For some, space tourism, or long-haul travel utilising space, is science fiction, but we think in the coming decade it will be a new market for travel/leisure industry. Both have seen a high level of new venture formation (backed by wealthy entrepreneurs) and related government-sponsored programmes. We ask: Who will win the billionaires’ space race?
An $800bn-plus space economy opportunity by 2030E
July 2019 marks the 50th anniversary of the first man on the moon. UBS expects the space industry to grow from $244bn in 2010 to $805bn by 2030E. We explore two sub-segments – space tourism, and space to serve long-haul travel on earth. Space tourism is likely to be a common reality in the not-too-distant future. While space tourism is still nascent, we think it will become mainstream as the technology becomes proven and cost falls. For instance, an expandable space module that uses an outer shell technology which will enable larger accommodation structures to be built in space has already been successfully tested. By c2030, we estimate space tourism will be a $3bn-plus p.a. opportunity growing at double digit-rates.
We see an even bigger opportunity for space to service long-haul travel
There should be an even bigger opportunity for space to service long-haul travel. Although some might view the potential to use space to service the long-haul travel market as science fiction, we think the c800 route pairs on point-to-point flights that take more than 10 hours mean there is a large market to be cannibalised. Even if we assume only 5% of the more than 150m passengers who flew those routes in 2018 are serviced by space, at $2,500 per trip, the opportunity would be worth over $20bn p.a. A potential game-changer in the long term.

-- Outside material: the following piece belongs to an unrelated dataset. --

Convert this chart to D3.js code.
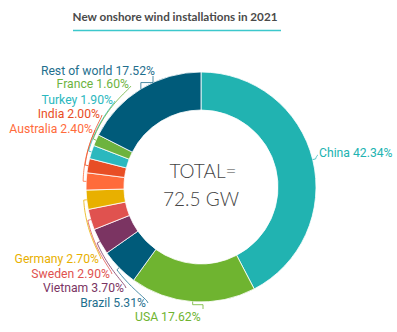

A potential game-changer in the long term
None of the hotel companies, airlines or tour operators under our coverage have disclosed plans to enter the space tourism or long-haul opportunity via space, but we think airlines and hotel groups are likely to enter the market over time. Indeed, like many other new disruptive segments (e.g., internet, digital photography), it is not the risk-averse incumbents that are the first movers, but new players. One could ask whether, at that point, it will be too late for incumbents to engage.